The AC out of the neon sign transformer isn\'t to bad to measure as the transformer output impedance is 295K,
although 1000V open circuit measures 971V when loaded with a 10MΩ meter. ( I did build a 90MΩ prob e)
I\'m curious to know what current the Vessel with the electric field is drawing?
So, I\'m thinking of doing the usual, putting a resistor in series with the load and measuring the voltage drop across the resistor.
In this case the current is so low, I\'m thinking 1MΩ resistor in series will only drop 1V at 1ua, and I suspect current to be lower than that.
Does that seem like the way to do the current measurement?
Living vicariously through my son\'s experiments at his work, Mikek

Fun fact: I\'ve seen the neon sign transformer say 30ma, impedance protected.
The transformer we\'re using is 9000V at 30ma. I measured the output impedance at 295kΩ.
9000V / 295kΩ = 30.5ma, that could not have come out better!

 

[Lamont Cranston]

On Tuesday, May 2, 2023 at 12:43:15 PM UTC-5, Fred Bloggs wrote:

On Monday, May 1, 2023 at 9:55:15 PM UTC-4, Lamont Cranston wrote:
In my junque box I have a High Voltage, Voltage multiplier.
I pulled it out to help my son on a project and it doesn\'t work as I expected.
Testing of the parts tells me they are all good. But the voltages don\'t seem right. I\'m using a Bryman 235 DVM with a 10MΩ input impedance. So, I\'m don\'t expect I\'m loading the circuit.
I took a picture and put voltage reads on the picture with some info about the diodes and caps.

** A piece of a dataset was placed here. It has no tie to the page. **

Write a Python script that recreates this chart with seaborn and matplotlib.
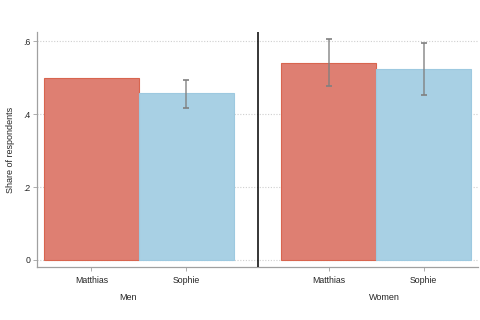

The diodes are about 1\" long and have a 10v drop at 2ma.
I would like to know the voltage ratings of the diodes and caps, but don\'t
find any info on the net.
Any Idea, why my voltages are way off?
Mikek

https://www.dropbox.com/s/ox8xomn4aiutprf/HV%20Multiplier.jpg?dl=0
Bottom row second capacitor from the left is not holding its charge OR the fourth diode from left is not conducting OR you have a cold solder joint in that area.

After removing all the parts so I would have diodes for a full wave bridge, I checked the caps out off circuit. I did have one bad one,
The capacitance was good, but the RP was 1.9M the good caps were over 190MΩ. D showed it but not dramatic, Q was 44 vs 450.